July records were also set across the Arctic.

According to Norway’s national meteorological service, the northernmost settlement on the Norwegian archipelago of Svalbard, the town of Longyearbyen, experienced a new record temperature of 21.7 C on July 25.

The average July temperature there is 5.9 C.

As July’s temperatures rose, sea ice levels across the Arctic reached an all-time low.

By the end of the month, the higher temperatures and lack of sea ice took their toll on Nunavut’s Milne Ice Shelf, causing almost half of it to collapse.

For Longyearbyen, like most Arctic communities that are often close to the water, diminished sea ice will also affect local temperatures, now and also usually into the fall, said Patrick Duplessis a physics Ph.D candidate at Dalhousie University.

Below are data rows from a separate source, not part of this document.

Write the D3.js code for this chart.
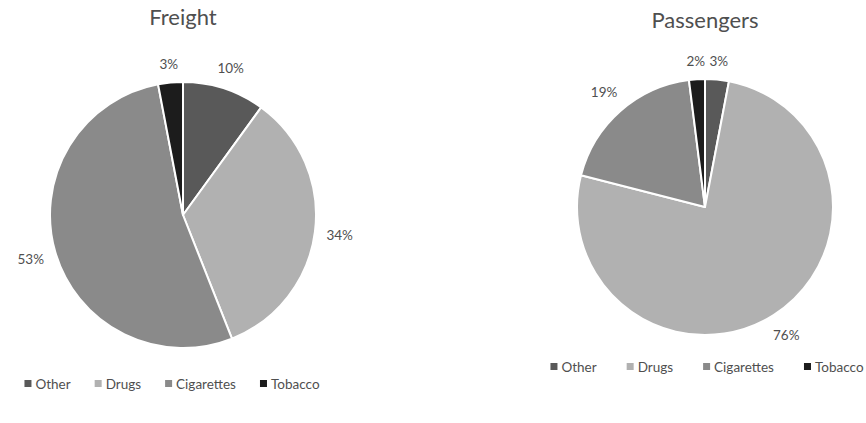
<!DOCTYPE html>
<html>
<head>
<meta charset="utf-8">
<script src="https://cdn.jsdelivr.net/npm/d3@7"></script>
<style>
  body { margin: 0; background: #fff; }
  svg { display: block; }
  text { font-family: Lato, "Open Sans", sans-serif; fill: #4f4f4f; }
</style>
</head>
<body>
<svg id="chart"></svg>
<script>
const categories = ['Other', 'Drugs', 'Cigarettes', 'Tobacco'];
const freightValues = [10, 34, 53, 3];
const passengerValues = [3, 76, 19, 2];
const colorRange = ['#595959', '#b1b1b1', '#8a8a8a', '#1c1c1c'];

const W = 866, H = 423;

const svg = d3.select('#chart').
  attr('width', W).
  attr('height', H);

svg.append('rect').attr('width', W).attr('height', H).attr('fill', '#fff');

const color = d3.scaleOrdinal().domain(categories).range(colorRange);

const charts = [
  { title: 'Freight', values: freightValues, cx: 183, cy: 215, r: 133, titleY: 25, legendY: 384, legendX: 172, gap: 24 },
  { title: 'Passengers', values: passengerValues, cx: 705, cy: 207, r: 128, titleY: 28, legendY: 367, legendX: 707, gap: 30 },
];

const pie = d3.pie().sort(null).value(d => d.value);

charts.forEach(c => {
  const data = categories.map((name, i) => ({ name: name, value: c.values[i] }));
  const arcs = pie(data);
  const arc = d3.arc().innerRadius(0).outerRadius(c.r);

  const g = svg.append('g').attr('transform', `translate(${c.cx},${c.cy})`);

  g.selectAll('path').
    data(arcs).
    enter().
    append('path').
    attr('d', arc).
    attr('fill', d => color(d.data.name)).
    attr('stroke', '#fff').
    attr('stroke-width', 2).
    attr('stroke-linejoin', 'round');

  // labels outside the slices, pushed out by the size of their box
  g.selectAll('text.lbl').
    data(arcs).
    enter().
    append('text').
    attr('class', 'lbl').
    attr('text-anchor', 'middle').
    attr('dy', '0.35em').
    style('font-size', '13.5px').
    text(d => d.data.value + '%').
    each(function (d) {
      const a = (d.startAngle + d.endAngle) / 2;
      const w = this.getComputedTextLength();
      const h = 13;
      const rr = c.r + 11 + Math.abs(Math.sin(a)) * w / 2 + Math.abs(Math.cos(a)) * h / 2;
      d3.select(this).
        attr('x', Math.sin(a) * rr).
        attr('y', -Math.cos(a) * rr);
    });

  svg.append('text').
    attr('x', c.cx).
    attr('y', c.titleY).
    attr('text-anchor', 'middle').
    style('font-size', '22px').
    text(c.title);

  // legend
  const lg = svg.append('g');
  let x = 0;
  categories.forEach((name, i) => {
    const item = lg.append('g').attr('transform', `translate(${x},0)`);
    item.append('rect').
      attr('x', 0).
      attr('y', -4).
      attr('width', 7).
      attr('height', 7).
      attr('fill', color(name));
    const t = item.append('text').
      attr('x', 11).
      attr('dy', '0.35em').
      style('font-size', '13.5px').
      text(name);
    x += 11 + t.node().getComputedTextLength() + c.gap;
  });
  const total = x - c.gap;
  lg.attr('transform', `translate(${c.legendX - total / 2},${c.legendY})`);
});
</script>
</body>
</html>
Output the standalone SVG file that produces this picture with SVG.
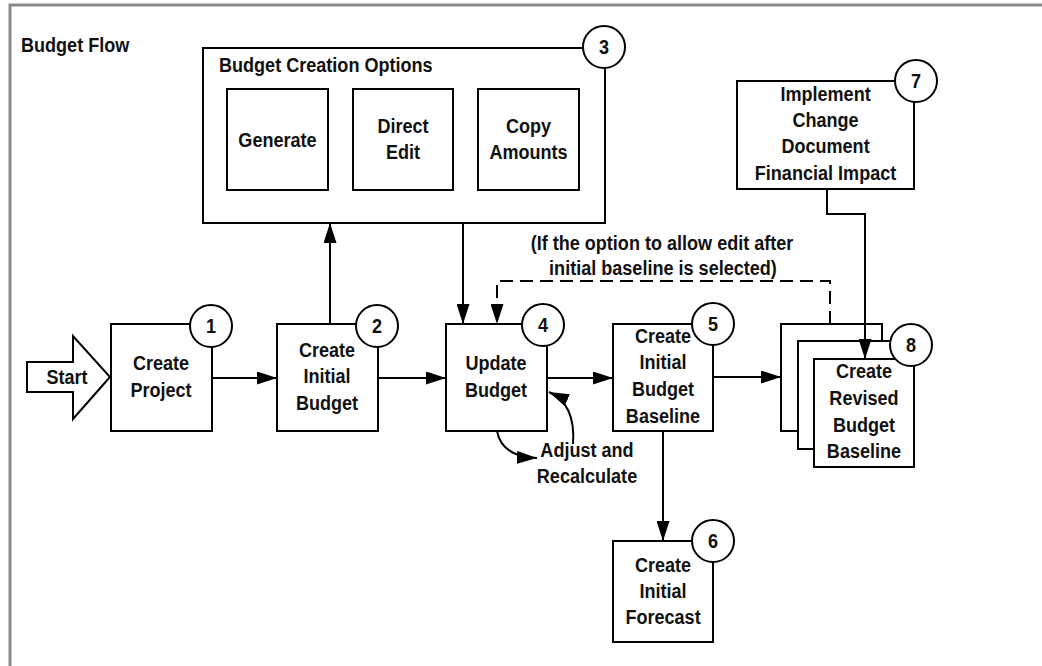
<svg xmlns="http://www.w3.org/2000/svg" width="1042" height="666" viewBox="0 0 1042 666">
  <defs>
    <marker id="arrow" markerUnits="userSpaceOnUse" markerWidth="20" markerHeight="13" refX="20" refY="6.5" orient="auto">
      <path d="M0,0 L20,6.5 L0,13 Z" fill="#000"/>
    </marker>
    <style>
      text { font-family: "Liberation Sans", Arial, sans-serif; font-weight: bold; font-size: 21px; fill: #111;
             transform-box: fill-box; transform-origin: 50% 50%; transform: scaleX(0.86); }
      .l { transform-origin: 0 50%; }
      .c { text-anchor: middle; }
      .box { fill: #fff; stroke: #000; stroke-width: 2; }
      .num { fill: #fff; stroke: #000; stroke-width: 2; }
      .wire { fill: none; stroke: #000; stroke-width: 2; }
      .dash { stroke-dasharray: 13 7; }
      .frame { fill: none; stroke: #8a8a8a; stroke-width: 3; }
    </style>
  </defs>

  <rect width="1042" height="666" fill="#fff"/>
  <path class="frame" d="M10,666 V5 H1042"/>
  <text class="l" x="21" y="52">Budget Flow</text>

  <!-- start -->
  <g id="start">
    <path class="box" d="M27,362 H73 V336 L110,377 L73,419 V392 H27 Z"/>
    <text class="c" x="67" y="384">Start</text>
  </g>

  <!-- 1 -->
  <g id="n1">
    <rect class="box" x="111" y="324" width="101" height="107"/>
    <circle class="num" cx="211" cy="326" r="21"/>
    <text class="c" x="211" y="333">1</text>
    <text class="c" x="161" y="370">Create</text>
    <text class="c" x="161" y="397">Project</text>
  </g>

  <!-- 2 -->
  <g id="n2">
    <rect class="box" x="277" y="324" width="101" height="107"/>
    <circle class="num" cx="377" cy="326" r="21"/>
    <text class="c" x="377" y="333">2</text>
    <text class="c" x="327" y="357">Create</text>
    <text class="c" x="327" y="383">Initial</text>
    <text class="c" x="327" y="410">Budget</text>
  </g>

  <!-- 3 -->
  <g id="n3">
    <rect class="box" x="203" y="48" width="402" height="175"/>
    <circle class="num" cx="604" cy="47" r="21"/>
    <text class="c" x="604" y="54">3</text>
    <text class="l" x="219" y="72">Budget Creation Options</text>
    <rect class="box" x="227" y="89" width="101" height="101"/>
    <text class="c" x="277.5" y="147">Generate</text>
    <rect class="box" x="353" y="89" width="100" height="101"/>
    <text class="c" x="403" y="133">Direct</text>
    <text class="c" x="403" y="159">Edit</text>
    <rect class="box" x="478" y="89" width="101" height="101"/>
    <text class="c" x="528.5" y="133">Copy</text>
    <text class="c" x="528.5" y="159">Amounts</text>
  </g>

  <!-- 4 -->
  <g id="n4">
    <rect class="box" x="446" y="324" width="101" height="107"/>
    <circle class="num" cx="543" cy="325" r="21"/>
    <text class="c" x="543" y="332">4</text>
    <text class="c" x="496" y="370">Update</text>
    <text class="c" x="496" y="397">Budget</text>
  </g>

  <text class="c" x="587" y="457">Adjust and</text>
  <text class="c" x="587" y="483">Recalculate</text>

  <!-- 5 -->
  <g id="n5">
    <rect class="box" x="613" y="324" width="100" height="107"/>
    <circle class="num" cx="713" cy="324" r="21"/>
    <text class="c" x="713" y="331">5</text>
    <text class="c" x="663" y="343">Create</text>
    <text class="c" x="663" y="369">Initial</text>
    <text class="c" x="663" y="396">Budget</text>
    <text class="c" x="663" y="423">Baseline</text>
  </g>

  <!-- 6 -->
  <g id="n6">
    <rect class="box" x="613" y="541" width="100" height="101"/>
    <circle class="num" cx="713" cy="541" r="21"/>
    <text class="c" x="713" y="548">6</text>
    <text class="c" x="663" y="572">Create</text>
    <text class="c" x="663" y="598">Initial</text>
    <text class="c" x="663" y="624">Forecast</text>
  </g>

  <!-- 7 -->
  <g id="n7">
    <rect class="box" x="737" y="81" width="177" height="108"/>
    <circle class="num" cx="916" cy="81" r="21"/>
    <text class="c" x="916" y="88">7</text>
    <text class="c" x="825.5" y="101">Implement</text>
    <text class="c" x="825.5" y="127">Change</text>
    <text class="c" x="825.5" y="153">Document</text>
    <text class="c" x="825.5" y="180">Financial Impact</text>
  </g>

  <!-- 8 -->
  <g id="n8">
    <rect class="box" x="781" y="324" width="101" height="107"/>
    <rect class="box" x="798" y="341" width="100" height="108"/>
    <rect class="box" x="814" y="359" width="100" height="108"/>
    <circle class="num" cx="911" cy="345" r="21"/>
    <text class="c" x="911" y="352">8</text>
    <text class="c" x="864" y="378">Create</text>
    <text class="c" x="864" y="405">Revised</text>
    <text class="c" x="864" y="432">Budget</text>
    <text class="c" x="864" y="458">Baseline</text>
  </g>

  <!-- note on the dashed loop -->
  <text class="c" x="662" y="250">(If the option to allow edit after</text>
  <text class="c" x="663" y="275">initial baseline is selected)</text>

  <!-- connectors -->
  <g id="connectors">
    <path class="wire" d="M212,378 H277" marker-end="url(#arrow)"/>
    <path class="wire" d="M330,324 V223" marker-end="url(#arrow)"/>
    <path class="wire" d="M378,378 H446" marker-end="url(#arrow)"/>
    <path class="wire" d="M463,223 V324" marker-end="url(#arrow)"/>
    <path class="wire" d="M547,378 H613" marker-end="url(#arrow)"/>
    <path class="wire" d="M713,377 H781" marker-end="url(#arrow)"/>
    <path class="wire" d="M663,431 V541" marker-end="url(#arrow)"/>
    <path class="wire" d="M827,189 V214 H865 V359" marker-end="url(#arrow)"/>
    <path class="wire dash" d="M830,324 V281 H497 V324" marker-end="url(#arrow)"/>
    <path class="wire" d="M497,431 Q502,457 537,458" marker-end="url(#arrow)"/>
    <path class="wire" d="M573,444 Q576,404 549,392" marker-end="url(#arrow)"/>
  </g>
</svg>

“The Arctic on the Siberian side [has] definitely much less ice this year than average,” he said.

“That’s definitely participating in keeping the cold away.”

While the same may be true for Eureka, researchers and scientists say that broader events like the collapse of the Milne Ice Shelf or the heatwave in Siberia would be “almost impossible” without human-caused climate change.

Similarly, temperatures higher in the atmosphere, unlike those on the surface, are generally less constrained or influenced by events such as localized sea-ice melt.

Despite this, records were still set.

According to the Copernicus Climate Change Service, the average temperature roughly 1500 metres above the north pole was 6 C last month, twice as warm as any previous July on record for that level and location.

While a makeshift screen door may have helped the seven staff members of the Eureka Weather Station stay cool last month, the temperatures they experienced, like those seen across the Arctic, will have an impact on the planet as a whole.

“The poles influence weather and climate conditions in lower latitudes where hundreds of millions of people live,” said Petteri Taalas, secretary-general of the World Meteorological Organization, in a July 31 news release.

“What happens in the Arctic does not stay in the Arctic.”